De son côté, l’Empire du Milieu ne pouvait jusqu’ici se permettre de tolérer une aggravation de la situation financière et économique des EU sans risquer des conséquences néfastes sur sa propre économie en termes de dépréciation des créances chinoises sur le Trésor américain mais surtout de perte de compétitivité à l’exportation. Il a donc continué à placer prudemment son excédent en devises aux EU, même si le rythme de ces placements a baissé au profit de l’acquisition de matières premières et du métal précieux.
La question est alors de savoir si la Chine est capable de poursuivre sa contribution décisive au maintien du dollar. La réponse pourrait s’avérer négative pour au moins deux raisons :
D’abord, l’administration Obama semble décidée à traiter de manière structurelle le déficit budgétaire et surtout à reconquérir, dans la durée, la vitalité de l’appareil de production des EU, condition nécessaire pour freiner la destruction sans précédent des emplois aux Etats-Unis et provoquer un retour viable de la croissance réelle.
Ensuite, la Chine, elle-même, n’est pas épargnée par la crise et ce pays a déjà mis en place un plan de relance ($580 md) qui vient s’ajouter au plan de soutien à l’économie dans le cadre du programme pluriannuel de croissance, volontariste et ambitieux, adopté par les autorités chinoises.
Dans ces conditions, le maintien actuel du Dollar face à l’Euro, monnaie de la première zone commerciale mondiale, s’expliquerait en grande partie par la liquidation des investisseurs américains de leurs positions sur les marchés internationaux.
De même, l’augmentation récente des cours du baril de pétrole n’a rien d’un signe de reprise de la croissance de l’économie mondiale réelle mais constituerait le résultat d’une pression spéculative sur l’or noir.
En visite à Pékin le 1er juin dernier, le secrétaire américain au Trésor Timothy Geithner avait indiqué que "Les problèmes internationaux ne pourront pas être résolus, sans la coopération entre les Etats-Unis et la Chine".
Les Etats-Unis devront notamment "créer un système financier plus stable et plus fort, protégeant mieux consommateurs et investisseurs" et faire en sorte que "les volumes d’épargne croissent". La Chine, de son côté, doit « accroître la consommation [intérieure] et dépendre moins de ses exportations et pour cela, permettre au yuan de grimper grâce à un meilleur régime de taux de change » a tenu à préciser T. Geithner, sans parler explicitement de manipulation de la monnaie chinoise jugée sous-évaluée par les Etats-Unis mais tolérée jusqu’ici pour les raisons évoquées plus haut.
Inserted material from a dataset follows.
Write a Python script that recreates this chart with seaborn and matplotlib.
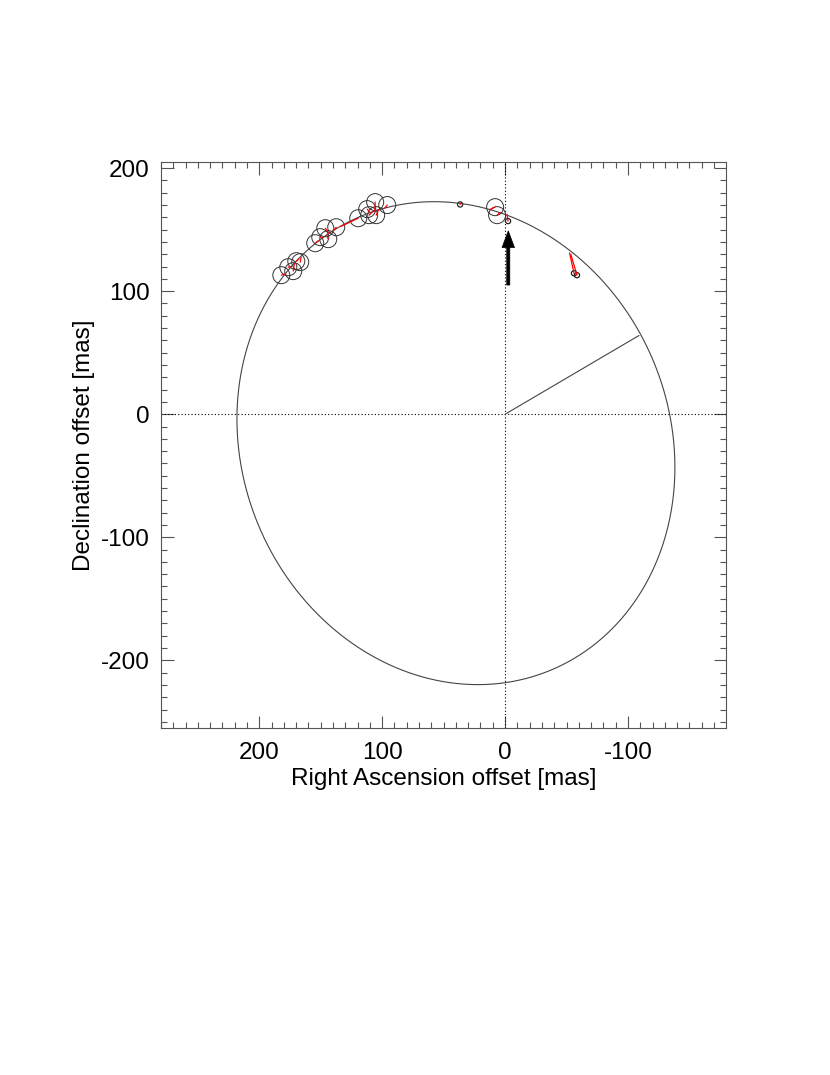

Les pays du BRIC (Brésil, Russie, Inde, Chine) viennent de tenir le 17 juin dernier en Russie leur premier sommet. "Nous pensons qu’il est vraiment nécessaire d’avoir un système de devises stable, prévisible et plus diversifié", ont déclaré les dirigeants des quatre pays, réunis à Ekaterinbourg en Russie.
La Chine semble ainsi privilégier une coopération financière et économique prudente avec les Etats-Unis, tout en renforçant ses relations avec les pays producteurs de matières premières et en se rapprochant de ses partenaires au sein du BRIC.
L’effondrement du dollar serait donc imminent et c’est la Chine qui en décidera de la date, lorsqu’elle commencera à échanger en masse son stock de réserves libellés en dollar, probablement après le prochain comité pour le dialogue stratégique et économique convenu avec les EU (en marge du sommet du G20 en avril dernier) et qui se devrait se tenir au cours de cet été à Washington.
Cet effondrement ne manquera pas, dans un premier temps, de provoquer une flambée des cours des matières premières. Si la récession s’installe durablement aux EU, il handicapera sérieusement l’économie mondiale particulièrement dans la zone Euro, gros importateur de matières premières et exportateur important vers les EU (dont l’Allemagne est le premier fournisseur), mais aussi au Japon (l’un des principaux fournisseurs et créanciers des EU) et dans les pays producteurs de pétrole, à cause de la récession aux EU et dans la zone Euro, tous deux gros consommateurs de l’or noir.